De semblables cérémonies eurent lieu dans de nombreuses communes du pays. Des femmes ayant également réclamé la Médaille, Napoléon III ordonna de faire suite à leurs demandes, pour autant qu'elles pouvaient présenter des titres en règle.

"La Fourragère", n°7, 12ème série, en cite quelques unes de chez nous: Marie Somers, 70 ans, de Cruybeke, avait fait la guerre d'Espagne dans le 9° hussards, où elle avait servi pendant dix ans; Philippine Charlotiaux, veuve Bailly, 70 ans, de Namur, fut faite prisonnière étant vivandière à la 22ème batterie du 9° d'artillerie (campagne de Russie 1812); il faut citer aussi Sophie Timmermans et Anne-Thérèse Burniaux.

Le plus jeune décoré belge fut probablement Auguste-Joseph Dereume, né à Maestricht le 1 mars 1807 et admis comme enfant de troupe au 20° dragons le 6 décembre 1813.

Le dernier médaillé belge est sans doute François-Ange-Joseph Thiery, né à Tournai le 25 septembre 1797. Officier de santé dans la Grande Armée, prisonnier de guerre des Russes en 1814, licencié en avril 1814, il mourut à Haelen le 29 mars 1891. L'ancien lieutenant Ducaté Jh., de Courtrai, s'éteignit à l'âge de 99 ans à Zwynaerde (21 janvier 1890). Le major Van Goethem avait 98 ans, le capitaine d'Hongerswal, 97, le général Brialmont, 96, le général de Wautier, 95, le colonel Rosalani et le capitaine Matot, 93, le colonel Delport, 92.

La Médaille de Sainte-Hélène n'ayant pas été décernée à titre posthume, certains ne purent jamais la recevoir: PhilippeViseur, incorporé en 1808 au 23° de ligne, avait fait les campagnes d'Italie, d'Allemagne et de Prusse; il avait reçu trois blessures à Lutzen et Bautzen ; il rentra dans ses foyers après l'abdication de 1814 et fut enterré le 29 décembre 1857. D'autres furent momentanément oubliés, ainsi à Mons, l'huissier Godart, ex-sergent-major au 7° léger, 2° bataillon, 5° compagnie, qui, blessé à Eylau près du drapeau de son régiment le 8 février 1807, avait été amputé du bras droit à l'âge de 21 ans.

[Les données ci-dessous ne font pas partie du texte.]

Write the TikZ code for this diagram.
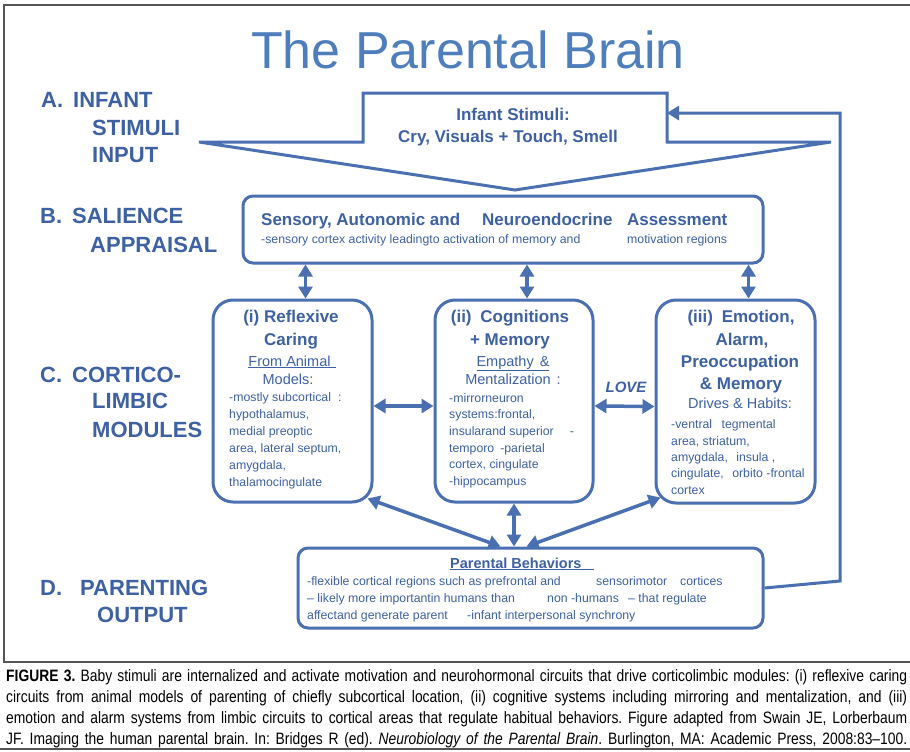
\documentclass[tikz,border=0pt]{standalone}
\usepackage{fontspec}
\setmainfont{Liberation Sans}
\newfontfamily\capfont{Liberation Sans}[FakeStretch=0.84,Ligatures=TeX]
\usetikzlibrary{arrows.meta,calc}
\definecolor{lblue}{RGB}{74,112,177}
\definecolor{tblue}{RGB}{62,97,163}
\definecolor{ttlblue}{RGB}{79,126,189}
\definecolor{framegray}{RGB}{85,85,85}
\tikzset{
  box/.style={draw=lblue, line width=3pt, fill=white, inner sep=0pt},
  lbl/.style={text=tblue, font=\fontsize{22}{26}\selectfont\bfseries, anchor=base west, inner sep=0pt},
  hd/.style={text=tblue, font=\fontsize{17}{22}\selectfont\bfseries, anchor=base, inner sep=0pt},
  sub/.style={text=tblue, font=\fontsize{14.5}{18}\selectfont, anchor=base, inner sep=0pt},
  body/.style={text=tblue, font=\fontsize{12.3}{17}\selectfont, anchor=base west, inner sep=0pt},
  dbl/.style={draw=lblue, line width=3.5pt, {Triangle[width=14pt,length=12pt]}-{Triangle[width=14pt,length=12pt]}},
  fb/.style={draw=lblue, line width=3pt},
  captxt/.style={text=black, font=\capfont\fontsize{16.5}{21}\selectfont\frenchspacing, anchor=base west, inner sep=0pt},
}
\begin{document}
\begin{tikzpicture}[x=1pt,y=-1pt]
\useasboundingbox (0,0) rectangle (910,752);
\fill[white] (0,0) rectangle (910,752);
% frame
\draw[framegray, line width=1.6pt] (915,5) -- (4,5) -- (4,662) -- (915,662);
\draw[framegray, line width=1.6pt] (0,749) -- (915,749);

% title
\node[text=ttlblue, font=\fontsize{52}{60}\selectfont, anchor=base, inner sep=0pt] (title) at (468,69) {The Parental Brain};

% left labels
\node[lbl] (la1) at (41,107) {A.\hspace{10pt}INFANT};
\node[lbl] (la2) at (92,135) {STIMULI};
\node[lbl] (la3) at (92,162) {INPUT};
\node[lbl] (lb1) at (40,223) {B.\hspace{10pt}SALIENCE};
\node[lbl] (lb2) at (90,252) {APPRAISAL};
\node[lbl] (lc1) at (40,382) {C.\hspace{10pt}CORTICO-};
\node[lbl] (lc2) at (92,408) {LIMBIC};
\node[lbl] (lc3) at (92,437) {MODULES};
\node[lbl] (ld1) at (40,595) {D.\hspace{18pt}PARENTING};
\node[lbl] (ld2) at (97,622) {OUTPUT};

% infant stimuli arrow shape
\draw[lblue, line width=3pt, fill=white, line join=miter]
  (363,93) -- (667,93) -- (667,142) -- (831,142) -- (515,190) -- (199,142) -- (363,142) -- cycle;
\coordinate (infR) at (667,113);
\node[hd] (inf1) at (513,120) {Infant Stimuli:};
\node[hd] (inf2) at (508,142) {Cry, Visuals + Touch, Smell};

% salience box
\node[box, rounded corners=10pt, minimum width=520pt, minimum height=67pt] (sal) at (503,229.5) {};
\node[hd] at (261,225) [anchor=base west] (s1a) {Sensory, Autonomic and};
\node[hd] at (482,225) [anchor=base west] (s1b) {Neuroendocrine};
\node[hd] at (627,225) [anchor=base west] (s1c) {Assessment};
\node[body] (s2a) at (261,243) {-sensory cortex activity leadingto activation of memory and};
\node[body] (s2b) at (627,243) {motivation regions};

% module boxes
\node[box, rounded corners=20pt, minimum width=159pt, minimum height=202pt] (m1) at (292.5,401) {};
\node[box, rounded corners=20pt, minimum width=158pt, minimum height=202pt] (m2) at (514,401) {};
\node[box, rounded corners=20pt, minimum width=159pt, minimum height=203pt] (m3) at (735.5,401.5) {};

% module (i)
\node[hd] (m1h1) at (291,322) {(i) Reflexive};
\node[hd] (m1h2) at (291,345) {Caring};
\node[sub] (m1s1) at (292,366) {\underline{From Animal\hspace{5pt}}};
\node[sub] (m1s2) at (288,384) {Models:};
\node[body] (m1b1) at (229,401) {-mostly subcortical\hspace{7pt}:};
\node[body] (m1b2) at (229,418) {hypothalamus,};
\node[body] (m1b3) at (229,435) {medial preoptic};
\node[body] (m1b4) at (229,452) {area, lateral septum,};
\node[body] (m1b5) at (229,469) {amygdala,};
\node[body] (m1b6) at (229,486) {thalamocingulate};

% module (ii)
\node[hd] (m2h1) at (510,322) {(ii)\hspace{4pt} Cognitions};
\node[hd] (m2h2) at (510,345) {+ Memory};
\node[sub] (m2s1) at (513,366) {\underline{Empathy\hspace{6pt}\&}};
\node[sub] (m2s2) at (513,384) {Mentalization\hspace{6pt}:};
\node[body] (m2b1) at (449,402) {-mirrorneuron};
\node[body] (m2b2) at (449,418) {systems:frontal,};
\node[body] (m2b3) at (449,435) {insularand superior\hspace{16pt}-};
\node[body] (m2b4) at (449,452) {temporo\hspace{6pt}-parietal};
\node[body] (m2b5) at (449,468) {cortex, cingulate};
\node[body] (m2b6) at (449,485) {-hippocampus};

% module (iii)
\node[hd] (m3h1) at (741,322) {(iii)\hspace{4pt} Emotion,};
\node[hd] (m3h2) at (742,345) {Alarm,};
\node[hd] (m3h3) at (740,367) {Preoccupation};
\node[hd] (m3h4) at (741,389) {\& Memory};
\node[sub] (m3s1) at (740,408) {Drives \& Habits:};
\node[body] (m3b1) at (671,428) {-ventral\hspace{6pt} tegmental};
\node[body] (m3b2) at (671,445) {area, striatum,};
\node[body] (m3b3) at (671,461) {amygdala,\hspace{5pt} insula ,};
\node[body] (m3b4) at (671,477) {cingulate,\hspace{5pt} orbito -frontal};
\node[body] (m3b5) at (671,494) {cortex};

% bottom box
\node[box, rounded corners=10pt, minimum width=465pt, minimum height=80pt] (bot) at (530.5,588) {};
\node[text=tblue, font=\fontsize{14.5}{18}\selectfont\bfseries, anchor=base west, inner sep=0pt] (b0) at (450,568) {\underline{Parental Behaviors\hspace{12pt}}};
\node[body] (b1a) at (307,585) {-flexible cortical regions such as prefrontal and};
\node[body] (b1b) at (596,585) {sensorimotor};
\node[body] (b1c) at (680,585) {cortices};
\node[body] (b2a) at (307,602) {– likely more importantin humans than};
\node[body] (b2b) at (547,602) {non -humans};
\node[body] (b2c) at (628,602) {– that regulate};
\node[body] (b3a) at (307,619) {affectand generate parent};
\node[body] (b3b) at (467,619) {-infant interpersonal synchrony};

% connectors salience <-> modules
\coordinate (a1) at ([xshift=13pt]m1.north);
\coordinate (a2) at ([xshift=13pt]m2.north);
\coordinate (a3) at ([xshift=13pt]m3.north);
\draw[dbl] (a1 |- sal.south) -- (a1);
\draw[dbl] (a2 |- sal.south) -- (a2);
\draw[dbl] (a3 |- sal.south) -- (a3);

% horizontal module arrows
\draw[dbl] ([yshift=-5pt]m1.east) -- ([yshift=-5pt]m2.west);
\draw[dbl] ([yshift=-5pt]m2.east) -- ([yshift=-5pt]m3.west);
\node[text=tblue, font=\fontsize{15}{18}\selectfont\bfseries\itshape, anchor=base, inner sep=0pt] (love) at (626,392) {LOVE};

% modules <-> bottom
\coordinate (c1) at ([xshift=-6pt,yshift=5pt]m1.south east);
\coordinate (c3) at ([xshift=6pt,yshift=7pt]m3.south west);
\draw[dbl] (c1) -- ([xshift=-30pt]bot.north);
\draw[dbl] (m2.south) -- (m2.south |- bot.north);
\draw[dbl] (c3) -- ([xshift=-4pt]bot.north);

% feedback loop
\coordinate (fb1) at (840,581);
\coordinate (fb2) at (840,113);
\draw[fb, -{Triangle[width=14pt,length=12pt]}] (bot.east) -- (fb1) -- (fb2) -- (infR);

% caption
\node[captxt] (cap1) at (6,681) {\makebox[901pt][s]{\textbf{FIGURE 3.} Baby stimuli are internalized and activate motivation and neurohormonal circuits that drive corticolimbic modules: (i) reflexive caring}};
\node[captxt] (cap2) at (6,702) {\makebox[901pt][s]{circuits from animal models of parenting of chiefly subcortical location, (ii) cognitive systems including mirroring and mentalization, and (iii)}};
\node[captxt] (cap3) at (6,723) {\makebox[901pt][s]{emotion and alarm systems from limbic circuits to cortical areas that regulate habitual behaviors. Figure adapted from Swain JE, Lorberbaum}};
\node[captxt] (cap4) at (6,744) {\makebox[901pt][s]{JF. Imaging the human parental brain. In: Bridges R (ed). \textit{Neurobiology of the Parental Brain}. Burlington, MA: Academic Press, 2008:83–100.}};
\end{tikzpicture}
\end{document}
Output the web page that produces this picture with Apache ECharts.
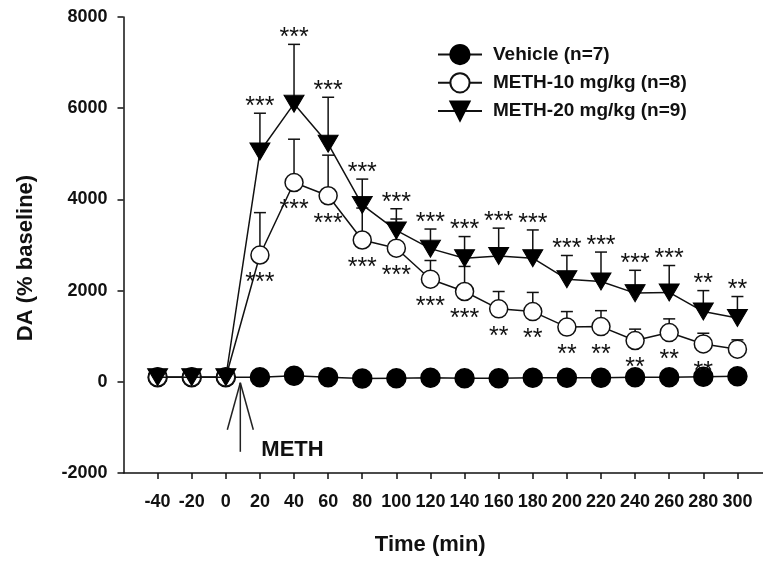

A la nouvelle du décret du 12 août, l'Athois Joseph-Théophile Larose, ancien pupille de la garde, dessina un encadrement imagé pour le brevet de la Médaille de Sainte-Hélène. On en trouvera une photo dans "La Fourragère3, n°1, 13ème série. J. Vandenhoff, fabricant de cadres, rue Cantersteen à Bruxelles, mettait en vente des cadres surmontés de l'aigle française.

  

Bibliographie et références.

Bulletin de la Société Belge d'Etudes Napoléoniennes, n° 22.
La Fourragère, 12° série, n° 8; 13° série, n° 1 et 2.
Vert et Rouge, n° 107 (1957).
Intermédiaire des chercheurs et des curieux, février 1966.
La Revue Nationale, janvier 1962.
Historia n° 119.
La Belgique militaire. (1900-1901).
La Médaille de Sainte-Hélène. Histoire et description, par N. Turquin. Arles 1858.
Médaille de Sainte-Hélène et de Waterloo. F. Rops.
Société Philianthropique des Anciens Frères d'Armes de l'Empire Français. Par F. de Keyser. (Société Le Vieux Papier, 1959).
Gloires militaires du Pays d'Ath. Par Monnier.
Capitaine Bottey: Vétérans, Débris, Frères d'Armas. (1900).
Histoire des Ordres de Chevalerie et des distinctions honorifiques en France (1868).
Dossiers des médaillés de Sainte-Hélène déposés aux Archives Générales du Royaume et au Musée Royal de l'Armée.
Archives du Moniteur Belge, et des journaux Le Postillon, La Gazette de Mons, Le Nouvelliste de Gand et Le Courrier de l'Escaut (1857-1858).

N. B.: Les archives françaises ont été détruites lors de l'incendie de la Grande Chancellerie de la Légion d'Honneur en 1871.